本妙寺の桜
桜もだいぶ散り始めた。舞い散る花びらもまた風情があってよし。毎年のことながら、儚い桜の季節が過ぎ去ろうとしている。そしてまた人々は来年の桜を楽しみに待つ。延々と繰り返される人の営みである。
この時季には決まって
「春雨の降るは涙か桜花散るを惜しまぬ人しなければ」
という大友黒主の歌を思い出す。
この歌を引用した謡曲(能)が「熊野(ゆや)」。平宗盛と愛妾熊野は花見にやって来たが、病の床に臥す故郷の母への思いで熊野は沈みがち。春爛漫の中、心ならずも酒宴で舞を舞っていると、急に時雨が来て、花を散らしてしまう。熊野は母を思う歌を詠む。その歌はかたくなな宗盛の心に届き、ようやく帰郷が許される、というお話。

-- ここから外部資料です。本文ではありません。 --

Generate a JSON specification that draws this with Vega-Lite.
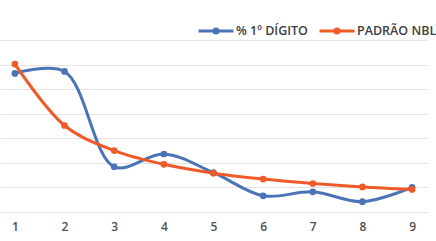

夏目漱石はこの謡曲「熊野」がお気に入りだったようで後架(便所)の中でも呻っていたという。その様子は「吾輩は猫である」の中に描写されている。

能「熊野」
「熊野」を思い出すと必ず舞踊曲「桜月夜」も合わせて思い出す。「桜月夜」は「熊野」の世界を舞踊化したもの。
古文ですね。
上のまま検索しても、すべてを現代語訳してくれるものが見つかりませんでした(汗)
古文の」授業はよそを向いていたので苦手でしたが・・・(笑)
貴兄の説明文を読んではつ喜月若さん、花童あやのさんの踊りと歌詞を見ていると舞も歌もイメージがわいてきました。
とても大人っぽい踊りですね。
愛妾熊野の心情が伝わってきた印象です。
有難うございました。
「春雨の降るは涙か桜花散るを惜しまぬ人しなければ」
ですが、謡曲では「桜花散るを惜しまぬ人やある」となります。
どちらも「桜花が散るのを惜しまぬ人などあろうか」という同じ意味だろうと思います。
踊る二人は共に高校生でしたが、平家の公達の愛人という最も大人っぽい演目の一つですね。